Presidential connection

The president’s Republic Day-eve speech was political in the best sense of the term.

Published: January 27, 2014 12:20:25 am

The president’s Republic Day-eve speech was political in the best sense of the term.

On the eve of Republic Day, the president addresses the nation. The speech is as familiar a ritual as the military displays, the bravery awards, the floating tableaux and the confetti. But on rare occasions like last Saturday, the speech lifts above the predictable. President Pranab Mukherjee put away the readymade phrases and the worn metaphors, and engaged directly with the people. His address was a political one, in the best sense of the term. It acknowledged ongoing events, and the current sense of turmoil, and placed them in big-picture perspective.
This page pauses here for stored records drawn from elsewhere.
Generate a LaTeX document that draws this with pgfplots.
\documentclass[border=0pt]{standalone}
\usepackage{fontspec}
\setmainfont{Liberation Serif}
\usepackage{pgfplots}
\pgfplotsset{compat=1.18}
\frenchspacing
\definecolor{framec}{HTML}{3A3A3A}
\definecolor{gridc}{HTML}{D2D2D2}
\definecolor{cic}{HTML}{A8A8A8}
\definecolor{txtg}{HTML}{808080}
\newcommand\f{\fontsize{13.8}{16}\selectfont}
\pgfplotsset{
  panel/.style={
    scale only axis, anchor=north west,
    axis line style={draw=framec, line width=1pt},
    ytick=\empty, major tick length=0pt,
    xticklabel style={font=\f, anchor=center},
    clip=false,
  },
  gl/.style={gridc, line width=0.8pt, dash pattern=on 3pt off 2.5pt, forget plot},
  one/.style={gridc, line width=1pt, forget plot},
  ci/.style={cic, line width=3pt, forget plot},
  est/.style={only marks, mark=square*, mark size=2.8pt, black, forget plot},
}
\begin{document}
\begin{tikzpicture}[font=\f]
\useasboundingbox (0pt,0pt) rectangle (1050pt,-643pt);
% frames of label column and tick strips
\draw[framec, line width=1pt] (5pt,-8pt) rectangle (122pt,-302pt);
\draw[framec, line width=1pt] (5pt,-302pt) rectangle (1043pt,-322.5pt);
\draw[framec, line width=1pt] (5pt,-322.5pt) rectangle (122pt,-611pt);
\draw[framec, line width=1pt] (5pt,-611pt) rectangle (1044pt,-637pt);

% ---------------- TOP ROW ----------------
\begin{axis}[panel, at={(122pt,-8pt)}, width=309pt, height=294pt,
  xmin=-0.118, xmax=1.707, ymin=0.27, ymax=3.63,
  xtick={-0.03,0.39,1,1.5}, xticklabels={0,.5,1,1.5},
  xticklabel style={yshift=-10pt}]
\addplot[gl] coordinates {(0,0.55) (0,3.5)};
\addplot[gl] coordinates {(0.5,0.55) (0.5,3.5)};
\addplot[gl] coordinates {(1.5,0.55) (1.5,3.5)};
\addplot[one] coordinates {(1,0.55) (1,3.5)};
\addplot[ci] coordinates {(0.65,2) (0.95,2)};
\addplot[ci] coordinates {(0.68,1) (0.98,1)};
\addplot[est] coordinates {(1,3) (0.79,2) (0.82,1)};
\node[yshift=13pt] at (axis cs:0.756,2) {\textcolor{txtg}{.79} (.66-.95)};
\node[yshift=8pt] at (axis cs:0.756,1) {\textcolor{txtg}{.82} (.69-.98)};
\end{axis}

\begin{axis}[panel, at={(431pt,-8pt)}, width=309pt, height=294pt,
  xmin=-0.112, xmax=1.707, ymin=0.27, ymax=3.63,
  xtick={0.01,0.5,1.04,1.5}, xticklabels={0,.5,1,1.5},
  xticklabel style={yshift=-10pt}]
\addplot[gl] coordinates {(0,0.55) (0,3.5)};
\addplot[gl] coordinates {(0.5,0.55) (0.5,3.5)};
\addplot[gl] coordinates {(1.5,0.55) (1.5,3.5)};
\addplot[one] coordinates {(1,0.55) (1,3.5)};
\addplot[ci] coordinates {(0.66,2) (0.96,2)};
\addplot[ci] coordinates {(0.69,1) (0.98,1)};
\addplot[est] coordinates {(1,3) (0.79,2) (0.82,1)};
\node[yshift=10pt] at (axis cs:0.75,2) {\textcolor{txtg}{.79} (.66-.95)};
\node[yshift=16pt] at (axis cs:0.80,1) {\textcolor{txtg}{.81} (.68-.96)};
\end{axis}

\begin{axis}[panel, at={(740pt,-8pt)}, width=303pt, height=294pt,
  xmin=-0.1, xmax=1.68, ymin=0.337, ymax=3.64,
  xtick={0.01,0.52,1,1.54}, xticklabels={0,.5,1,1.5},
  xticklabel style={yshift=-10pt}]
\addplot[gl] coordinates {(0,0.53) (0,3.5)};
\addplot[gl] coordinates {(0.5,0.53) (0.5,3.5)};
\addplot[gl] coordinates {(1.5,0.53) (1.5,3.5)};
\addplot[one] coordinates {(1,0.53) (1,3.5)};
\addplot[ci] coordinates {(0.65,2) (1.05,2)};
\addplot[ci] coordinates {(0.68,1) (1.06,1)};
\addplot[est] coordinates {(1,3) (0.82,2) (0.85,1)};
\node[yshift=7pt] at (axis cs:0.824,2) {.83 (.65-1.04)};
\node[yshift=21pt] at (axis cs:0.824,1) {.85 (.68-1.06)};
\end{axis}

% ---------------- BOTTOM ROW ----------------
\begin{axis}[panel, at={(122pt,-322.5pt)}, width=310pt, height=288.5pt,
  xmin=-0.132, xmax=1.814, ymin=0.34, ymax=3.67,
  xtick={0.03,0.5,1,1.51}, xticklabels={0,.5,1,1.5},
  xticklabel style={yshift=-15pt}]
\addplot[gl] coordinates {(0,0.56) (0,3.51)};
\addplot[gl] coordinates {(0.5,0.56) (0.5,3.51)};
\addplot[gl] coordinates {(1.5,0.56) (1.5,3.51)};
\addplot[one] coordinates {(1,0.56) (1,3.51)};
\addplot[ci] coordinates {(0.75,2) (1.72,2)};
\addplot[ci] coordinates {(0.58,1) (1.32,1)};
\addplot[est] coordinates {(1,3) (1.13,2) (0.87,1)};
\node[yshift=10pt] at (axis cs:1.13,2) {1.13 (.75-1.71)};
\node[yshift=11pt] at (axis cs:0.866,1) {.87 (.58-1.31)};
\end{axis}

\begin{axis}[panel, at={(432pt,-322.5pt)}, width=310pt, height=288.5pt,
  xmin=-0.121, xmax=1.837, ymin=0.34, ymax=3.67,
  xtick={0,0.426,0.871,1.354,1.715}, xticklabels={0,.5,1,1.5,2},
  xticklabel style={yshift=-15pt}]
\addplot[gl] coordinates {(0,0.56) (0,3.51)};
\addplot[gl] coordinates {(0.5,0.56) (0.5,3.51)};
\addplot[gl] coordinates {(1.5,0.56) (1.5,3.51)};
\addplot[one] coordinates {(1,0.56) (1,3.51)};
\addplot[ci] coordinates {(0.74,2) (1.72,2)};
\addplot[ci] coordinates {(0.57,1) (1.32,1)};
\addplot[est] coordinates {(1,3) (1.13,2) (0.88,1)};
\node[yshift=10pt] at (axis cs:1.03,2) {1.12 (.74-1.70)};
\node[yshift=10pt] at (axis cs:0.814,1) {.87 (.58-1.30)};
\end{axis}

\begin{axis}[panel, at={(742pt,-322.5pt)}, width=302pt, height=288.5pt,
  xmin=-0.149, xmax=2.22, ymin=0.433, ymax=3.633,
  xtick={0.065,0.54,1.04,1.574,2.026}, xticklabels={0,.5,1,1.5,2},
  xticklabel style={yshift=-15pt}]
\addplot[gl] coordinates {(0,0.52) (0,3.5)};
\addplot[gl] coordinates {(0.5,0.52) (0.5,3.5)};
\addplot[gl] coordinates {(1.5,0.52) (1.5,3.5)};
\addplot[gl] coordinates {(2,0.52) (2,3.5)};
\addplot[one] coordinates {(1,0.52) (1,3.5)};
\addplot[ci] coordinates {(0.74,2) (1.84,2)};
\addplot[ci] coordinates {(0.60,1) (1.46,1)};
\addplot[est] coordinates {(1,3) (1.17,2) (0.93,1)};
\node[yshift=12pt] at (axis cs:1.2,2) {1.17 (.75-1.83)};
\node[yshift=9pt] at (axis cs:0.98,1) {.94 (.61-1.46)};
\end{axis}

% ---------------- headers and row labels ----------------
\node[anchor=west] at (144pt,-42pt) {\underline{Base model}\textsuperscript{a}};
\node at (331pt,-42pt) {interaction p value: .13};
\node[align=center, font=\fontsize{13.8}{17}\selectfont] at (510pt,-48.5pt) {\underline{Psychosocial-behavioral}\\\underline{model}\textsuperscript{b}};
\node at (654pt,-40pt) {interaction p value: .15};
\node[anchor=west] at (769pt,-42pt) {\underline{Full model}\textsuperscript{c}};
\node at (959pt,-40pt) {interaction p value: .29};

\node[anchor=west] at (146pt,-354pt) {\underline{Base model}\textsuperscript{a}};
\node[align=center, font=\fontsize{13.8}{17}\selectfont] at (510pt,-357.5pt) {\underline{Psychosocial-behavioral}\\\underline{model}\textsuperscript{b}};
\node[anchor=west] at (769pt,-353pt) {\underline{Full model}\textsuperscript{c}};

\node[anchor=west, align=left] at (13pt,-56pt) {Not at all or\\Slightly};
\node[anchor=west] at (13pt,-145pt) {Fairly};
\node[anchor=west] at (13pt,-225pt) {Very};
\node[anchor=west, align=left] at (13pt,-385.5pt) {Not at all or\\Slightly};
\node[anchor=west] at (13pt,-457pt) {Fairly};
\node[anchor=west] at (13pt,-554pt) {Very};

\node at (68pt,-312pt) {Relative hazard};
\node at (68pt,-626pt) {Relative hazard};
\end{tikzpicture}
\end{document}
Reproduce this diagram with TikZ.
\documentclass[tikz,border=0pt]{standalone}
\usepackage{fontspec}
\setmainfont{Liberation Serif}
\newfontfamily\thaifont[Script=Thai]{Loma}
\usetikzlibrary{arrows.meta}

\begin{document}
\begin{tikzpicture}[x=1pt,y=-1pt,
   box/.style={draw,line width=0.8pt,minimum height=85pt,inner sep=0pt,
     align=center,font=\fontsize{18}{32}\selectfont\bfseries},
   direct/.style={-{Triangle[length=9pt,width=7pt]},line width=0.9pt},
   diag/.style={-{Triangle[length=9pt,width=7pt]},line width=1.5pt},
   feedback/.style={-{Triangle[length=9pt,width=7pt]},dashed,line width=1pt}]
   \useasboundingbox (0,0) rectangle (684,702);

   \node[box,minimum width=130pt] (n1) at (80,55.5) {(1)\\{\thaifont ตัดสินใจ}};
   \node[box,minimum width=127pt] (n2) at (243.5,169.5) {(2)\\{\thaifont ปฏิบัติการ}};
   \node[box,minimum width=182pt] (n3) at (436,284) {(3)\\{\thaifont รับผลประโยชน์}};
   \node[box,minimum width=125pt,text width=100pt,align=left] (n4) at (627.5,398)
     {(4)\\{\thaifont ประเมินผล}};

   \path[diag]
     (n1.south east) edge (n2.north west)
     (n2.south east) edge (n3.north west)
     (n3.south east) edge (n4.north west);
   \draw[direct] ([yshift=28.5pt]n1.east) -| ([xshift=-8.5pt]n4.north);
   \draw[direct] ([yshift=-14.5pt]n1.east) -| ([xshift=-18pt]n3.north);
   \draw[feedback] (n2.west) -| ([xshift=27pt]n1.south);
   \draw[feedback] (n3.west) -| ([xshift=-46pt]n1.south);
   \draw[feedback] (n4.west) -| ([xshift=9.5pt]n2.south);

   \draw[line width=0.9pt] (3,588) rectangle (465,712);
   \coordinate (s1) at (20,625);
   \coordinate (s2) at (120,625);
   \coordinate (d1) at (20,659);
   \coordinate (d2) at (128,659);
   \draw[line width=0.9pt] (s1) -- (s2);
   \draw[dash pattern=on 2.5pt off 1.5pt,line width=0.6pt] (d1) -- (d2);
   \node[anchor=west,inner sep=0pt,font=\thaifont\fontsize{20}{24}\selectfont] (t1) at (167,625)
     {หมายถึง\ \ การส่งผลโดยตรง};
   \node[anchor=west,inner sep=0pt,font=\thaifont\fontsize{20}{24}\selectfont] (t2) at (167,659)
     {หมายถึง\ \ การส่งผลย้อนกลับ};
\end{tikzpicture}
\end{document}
The president spoke of the democratic compact, and the legitimacy of people’s anger against public corruption. He also spoke of the other reason for public disillusionment — the tendency to promise more than what is possible. “Populist anarchy cannot be a substitute for governance,” he stressed, because it only leads to further frustration and rage at a system then seen as withholding. While a rhetoric-reality gap marks most democracies because of the nature of competitive politics, it is also evident that, for various reasons, India has seen a widening abyss between what citizens expect and what politics and government have managed to deliver. President Mukherjee warned governments that this increased the magnitude of their responsibilities, and that, given the racing aspirations they have to fulfil, social and economic progress would have to match that breakneck pace.

While speaking of democracy’s marvellous ability to renew itself, the president spoke of the way ends are met in politics, through discussion and negotiation, how those norms could not be relegated or sacrificed, and the need to ensure that “healthy differences of opinion” do not lead to “an unhealthy strife” within the polity. He spoke of the plunging quality of debate. As the president talked to the people, it was tempting to read between the lines, guess at which party or mobilisation was being alluded to — and there could be several interpretations. But above all, President Mukherjee managed to convey the truth about these times, without attacking or holding up one or the other political force, while involving them all, along with the citizens of this nation.